Pada sesi pertama ditanyakan soal motivasi dari para calon dan pengetahuan para calon tentang pentingnya SATGAS P2KS ini. Para calon umumnya sangat termotivasi dengan Satgas ini, karena tujuannya yang sangat luhur. Antara lain mereka berpendapat bahwa satgas ini bertujuan untuk menciptakan suasana studi yang penuh kemerdekaan, dimana hak-hak para sivitas akademika dihargai dan dijunjung tinggi. Yang lain mempunyai motivasi untuk mendampingi para korban, agar mereka mempunyai tempat yang nyaman ketika mengalami kejadian yang tidak menyenangkan. Ada pula yang menyebut bahwa mereka ingin membela hak kaum perempuan, agar hak perempuan dihargai secara sama.

SATGAS ini juga dirasa sangat penting. Satgas akan menjadi tempat yang aman bagi semua sivitas akademik untuk bersharing dan mengadukan kalau terjadi kasus. Tetapi Satgas terutama adalah untuk membuat pencegahan yang perlu agar semua tindak kekerasan seksual tidak terjadi di kampus ini. Satgas akan berusaha memberikan sosialisasi dan penyadaran kepada seluruh masyarakat akademik, sekaligus akan bertugas sebagai pelindung para korban dan menangani kasus yang ada secara tepat.

Ketika ditanya mengenai banyaknya korban yang tidak melapor, umumnya para calon mengangkat kemungkinan adanya ancaman baik secara langsung maupun secara tak langsung. Untuk itu harus ada pendekatan-pendekatan yang khusus dan bervariasi agar para korban bisa berbicara. Korban harus bisa SPEAK UP, begitu kata beberapa calon. Maka perlu ada beberapa metode, antara lain membangun kepercayaan, mungkin melalui teman, atau orang tua atau dengan cara-cara lain yang sesuai. Selain itu juga sosialiasi dan jaminan kerahasiaan bagi pelapor serta bagi korban. Keberpihakan  pada korban harus nampak, sehingga tidak ada korban yang merasa justru dimanfaatkan atau disalahkan.

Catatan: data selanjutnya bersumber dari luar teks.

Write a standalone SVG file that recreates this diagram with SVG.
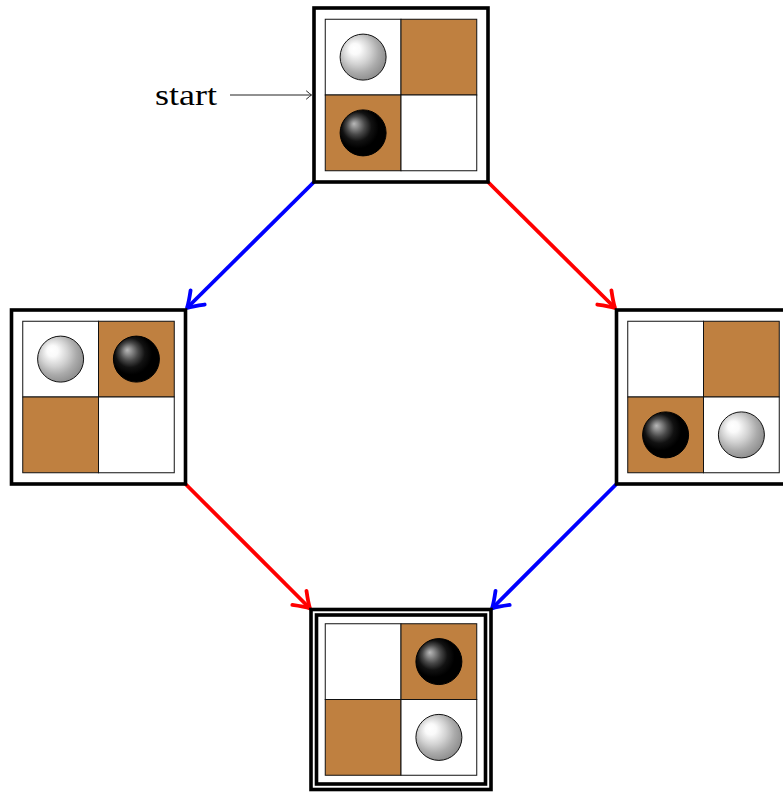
<svg xmlns="http://www.w3.org/2000/svg" xmlns:xlink="http://www.w3.org/1999/xlink" width="783" height="792" viewBox="0 0 783 792">
<style>
.frame{fill:#fff;stroke:#000;stroke-width:3.6}
.cellw{fill:#fff;stroke:#111;stroke-width:1}
.cellb{fill:#BF8040;stroke:#111;stroke-width:1}
.wball{fill:url(#gw);stroke:#111;stroke-width:1}
.bball{fill:url(#gb);stroke:#000;stroke-width:1}
.blue{stroke:#0000FF;stroke-width:3.8;fill:none}
.red{stroke:#FF0000;stroke-width:3.8;fill:none}
.lbl{font-family:"Liberation Serif","DejaVu Serif",serif;font-size:29px;fill:#000}
</style>
<defs>
<radialGradient id="gw" cx="0.5" cy="0.5" r="1" fx="0.3" fy="0.3">
<stop offset="0" stop-color="#fff"/>
<stop offset="0.12" stop-color="#fafafa"/>
<stop offset="0.3" stop-color="#d2d2d2"/>
<stop offset="0.45" stop-color="#ababab"/>
<stop offset="0.62" stop-color="#8a8a8a"/>
<stop offset="1" stop-color="#555"/>
</radialGradient>
<radialGradient id="gb" cx="0.5" cy="0.5" r="1" fx="0.3" fy="0.3">
<stop offset="0" stop-color="#b8b8b8"/>
<stop offset="0.08" stop-color="#8e8e8e"/>
<stop offset="0.2" stop-color="#484848"/>
<stop offset="0.32" stop-color="#121212"/>
<stop offset="0.45" stop-color="#000"/>
<stop offset="1" stop-color="#000"/>
</radialGradient>
<marker id="ab" markerUnits="userSpaceOnUse" markerWidth="30" markerHeight="30" refX="0" refY="0" viewBox="-20 -15 30 30" orient="auto" overflow="visible">
<path d="M-15,-10 Q-5,-2.5 0,0 Q-5,2.5 -15,10" fill="none" stroke="#0000FF" stroke-width="3.8" stroke-linecap="round" stroke-linejoin="round"/>
</marker>
<marker id="ar" markerUnits="userSpaceOnUse" markerWidth="30" markerHeight="30" refX="0" refY="0" viewBox="-20 -15 30 30" orient="auto" overflow="visible">
<path d="M-15,-10 Q-5,-2.5 0,0 Q-5,2.5 -15,10" fill="none" stroke="#FF0000" stroke-width="3.8" stroke-linecap="round" stroke-linejoin="round"/>
</marker>
<marker id="ak" markerUnits="userSpaceOnUse" markerWidth="16" markerHeight="16" refX="0" refY="0" viewBox="-10 -8 16 16" orient="auto" overflow="visible">
<path d="M-5,-4 Q-1.5,-1 0,0 Q-1.5,1 -5,4" fill="none" stroke="#222" stroke-width="1" stroke-linecap="round"/>
</marker>
<g id="board">
<rect class="cellw" x="-75.75" y="-75.75" width="75.75" height="75.75"/>
<rect class="cellb" x="0" y="-75.75" width="75.75" height="75.75"/>
<rect class="cellb" x="-75.75" y="0" width="75.75" height="75.75"/>
<rect class="cellw" x="0" y="0" width="75.75" height="75.75"/>
</g>
</defs>

<g id="connectors">
<path class="blue" d="M314,182 L187,308" marker-end="url(#ab)"/>
<path class="red" d="M488,182 L615,308" marker-end="url(#ar)"/>
<path class="red" d="M185.5,484 L310,608.5" marker-end="url(#ar)"/>
<path class="blue" d="M616.5,484 L492,608.5" marker-end="url(#ab)"/>
<path d="M230,95 L311.5,95" stroke="#222" stroke-width="1" fill="none" marker-end="url(#ak)"/>
</g>

<g id="start-label">
<text class="lbl" x="155" y="105" textLength="62" lengthAdjust="spacingAndGlyphs">start</text>
</g>

<g id="node-top" transform="translate(401,95)">
<rect class="frame" x="-87" y="-87" width="174" height="174"/>
<use xlink:href="#board"/>
<circle class="wball" cx="-37.9" cy="-37.9" r="23"/>
<circle class="bball" cx="-37.9" cy="37.9" r="23"/>
</g>

<g id="node-left" transform="translate(98.5,397)">
<rect class="frame" x="-87" y="-87" width="174" height="174"/>
<use xlink:href="#board"/>
<circle class="wball" cx="-37.9" cy="-37.9" r="23"/>
<circle class="bball" cx="37.9" cy="-37.9" r="23"/>
</g>

<g id="node-right" transform="translate(703.5,397)">
<rect class="frame" x="-87" y="-87" width="174" height="174"/>
<use xlink:href="#board"/>
<circle class="bball" cx="-37.9" cy="37.9" r="23"/>
<circle class="wball" cx="37.9" cy="37.9" r="23"/>
</g>

<g id="node-bottom" transform="translate(401,699.5)">
<rect class="frame" x="-90" y="-90" width="180" height="180"/>
<rect class="frame" x="-84.5" y="-84.5" width="169" height="169"/>
<use xlink:href="#board"/>
<circle class="bball" cx="37.9" cy="-37.9" r="23"/>
<circle class="wball" cx="37.9" cy="37.9" r="23"/>
</g>
</svg>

Para calon pada umumnya tidak setuju kalau kampus hanya menyembunyikan kasus dan memendam karena takut nama kampus tercemar. Justru kampus harus menangani dengan serius dan baik. Nama kampus tidak akan rusak kalau kasus-kasus ditangani dengan baik. Itu akan lebih berguna bagi kampus daripada dengan menyembunyikan kasus-kasus itu. “Bagaikan ranting kalau busuk dan disimpan itu malah berbahaya,” kata seorang calon, “yang busuk harus dipangkas dengan tegas!”

Pada akhir acara diberi kesempatan bagi para mahasiswa dan mahasiswi yang hadir untuk mengajukan pertanyaan yang kemudian ditanggapi oleh para penguji, ibu Vivi dan Bapak Paulus. Para penguji sungguh-sungguh merasa puas dengan pengetahuan dan kemampuan para calon dan memberikan rekomendasi positif kepada semua calon.

Acara berlangsung hingga pukul 12.30. Juga para mahasiswa serta karyawan yang menghadiri acara ini merasa sungguh diperkaya dengan pengetahuan dan pencerahan melalui acara ini.